* Task to carry out
Give every entry again, unchanged, and leave its images out.

--- BEGIN Provided information ---

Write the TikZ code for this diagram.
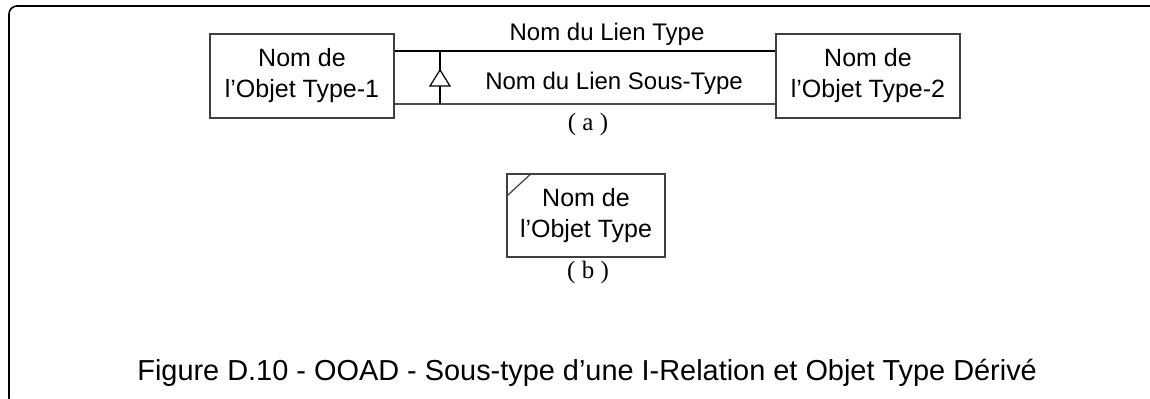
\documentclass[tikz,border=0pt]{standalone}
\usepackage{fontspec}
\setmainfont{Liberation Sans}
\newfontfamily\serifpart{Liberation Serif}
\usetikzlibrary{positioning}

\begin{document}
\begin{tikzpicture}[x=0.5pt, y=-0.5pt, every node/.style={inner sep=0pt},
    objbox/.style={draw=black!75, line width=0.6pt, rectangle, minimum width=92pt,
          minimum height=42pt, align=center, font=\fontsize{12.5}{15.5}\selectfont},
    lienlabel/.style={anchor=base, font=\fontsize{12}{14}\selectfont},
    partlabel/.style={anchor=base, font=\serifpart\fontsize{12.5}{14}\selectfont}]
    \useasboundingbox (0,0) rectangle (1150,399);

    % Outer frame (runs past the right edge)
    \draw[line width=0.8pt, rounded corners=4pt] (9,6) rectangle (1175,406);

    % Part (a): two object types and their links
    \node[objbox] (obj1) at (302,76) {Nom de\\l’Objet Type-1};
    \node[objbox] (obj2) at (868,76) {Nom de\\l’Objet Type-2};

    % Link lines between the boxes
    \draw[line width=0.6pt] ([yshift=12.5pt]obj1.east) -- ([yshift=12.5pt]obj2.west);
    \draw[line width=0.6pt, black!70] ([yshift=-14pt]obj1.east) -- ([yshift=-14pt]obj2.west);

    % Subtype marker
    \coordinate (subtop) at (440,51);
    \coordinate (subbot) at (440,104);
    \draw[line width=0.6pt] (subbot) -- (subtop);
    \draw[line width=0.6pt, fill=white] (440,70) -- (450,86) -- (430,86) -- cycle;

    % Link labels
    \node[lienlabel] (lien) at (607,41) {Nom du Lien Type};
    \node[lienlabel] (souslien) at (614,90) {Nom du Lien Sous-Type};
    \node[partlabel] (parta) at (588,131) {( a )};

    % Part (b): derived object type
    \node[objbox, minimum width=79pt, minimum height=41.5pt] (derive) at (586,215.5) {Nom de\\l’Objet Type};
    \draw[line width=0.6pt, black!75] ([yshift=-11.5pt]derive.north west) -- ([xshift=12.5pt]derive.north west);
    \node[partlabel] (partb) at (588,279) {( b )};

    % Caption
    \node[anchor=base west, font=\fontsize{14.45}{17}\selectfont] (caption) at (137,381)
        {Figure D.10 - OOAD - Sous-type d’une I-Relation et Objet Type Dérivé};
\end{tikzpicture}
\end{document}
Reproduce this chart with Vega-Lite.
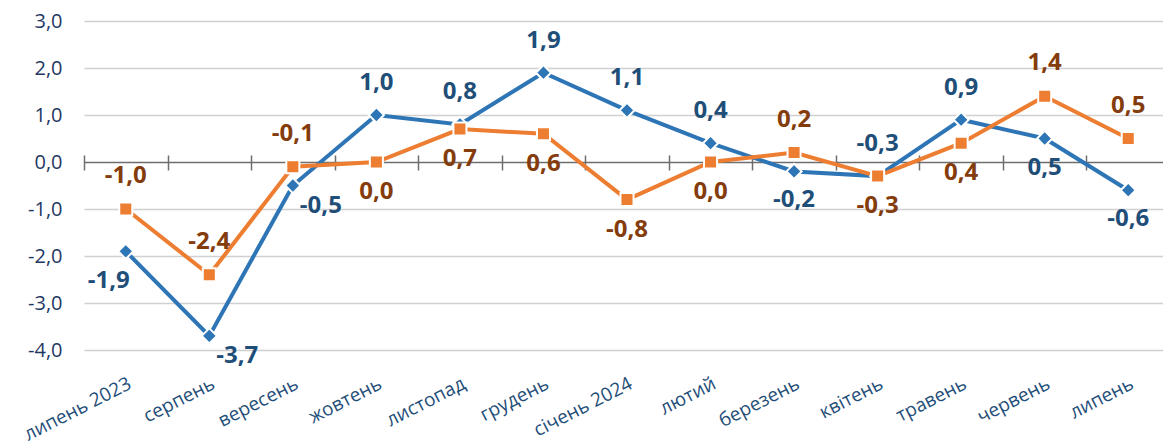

--- END Provided information ---

* Response to the task
Write the TikZ code for this diagram.
\documentclass[tikz,border=0pt]{standalone}
\usepackage{fontspec}
\setmainfont{Liberation Sans}
\newfontfamily\serifpart{Liberation Serif}
\usetikzlibrary{positioning}

\begin{document}
\begin{tikzpicture}[x=0.5pt, y=-0.5pt, every node/.style={inner sep=0pt},
    objbox/.style={draw=black!75, line width=0.6pt, rectangle, minimum width=92pt,
          minimum height=42pt, align=center, font=\fontsize{12.5}{15.5}\selectfont},
    lienlabel/.style={anchor=base, font=\fontsize{12}{14}\selectfont},
    partlabel/.style={anchor=base, font=\serifpart\fontsize{12.5}{14}\selectfont}]
    \useasboundingbox (0,0) rectangle (1150,399);

    % Outer frame (runs past the right edge)
    \draw[line width=0.8pt, rounded corners=4pt] (9,6) rectangle (1175,406);

    % Part (a): two object types and their links
    \node[objbox] (obj1) at (302,76) {Nom de\\l’Objet Type-1};
    \node[objbox] (obj2) at (868,76) {Nom de\\l’Objet Type-2};

    % Link lines between the boxes
    \draw[line width=0.6pt] ([yshift=12.5pt]obj1.east) -- ([yshift=12.5pt]obj2.west);
    \draw[line width=0.6pt, black!70] ([yshift=-14pt]obj1.east) -- ([yshift=-14pt]obj2.west);

    % Subtype marker
    \coordinate (subtop) at (440,51);
    \coordinate (subbot) at (440,104);
    \draw[line width=0.6pt] (subbot) -- (subtop);
    \draw[line width=0.6pt, fill=white] (440,70) -- (450,86) -- (430,86) -- cycle;

    % Link labels
    \node[lienlabel] (lien) at (607,41) {Nom du Lien Type};
    \node[lienlabel] (souslien) at (614,90) {Nom du Lien Sous-Type};
    \node[partlabel] (parta) at (588,131) {( a )};

    % Part (b): derived object type
    \node[objbox, minimum width=79pt, minimum height=41.5pt] (derive) at (586,215.5) {Nom de\\l’Objet Type};
    \draw[line width=0.6pt, black!75] ([yshift=-11.5pt]derive.north west) -- ([xshift=12.5pt]derive.north west);
    \node[partlabel] (partb) at (588,279) {( b )};

    % Caption
    \node[anchor=base west, font=\fontsize{14.45}{17}\selectfont] (caption) at (137,381)
        {Figure D.10 - OOAD - Sous-type d’une I-Relation et Objet Type Dérivé};
\end{tikzpicture}
\end{document}
Reproduce this chart with Vega-Lite.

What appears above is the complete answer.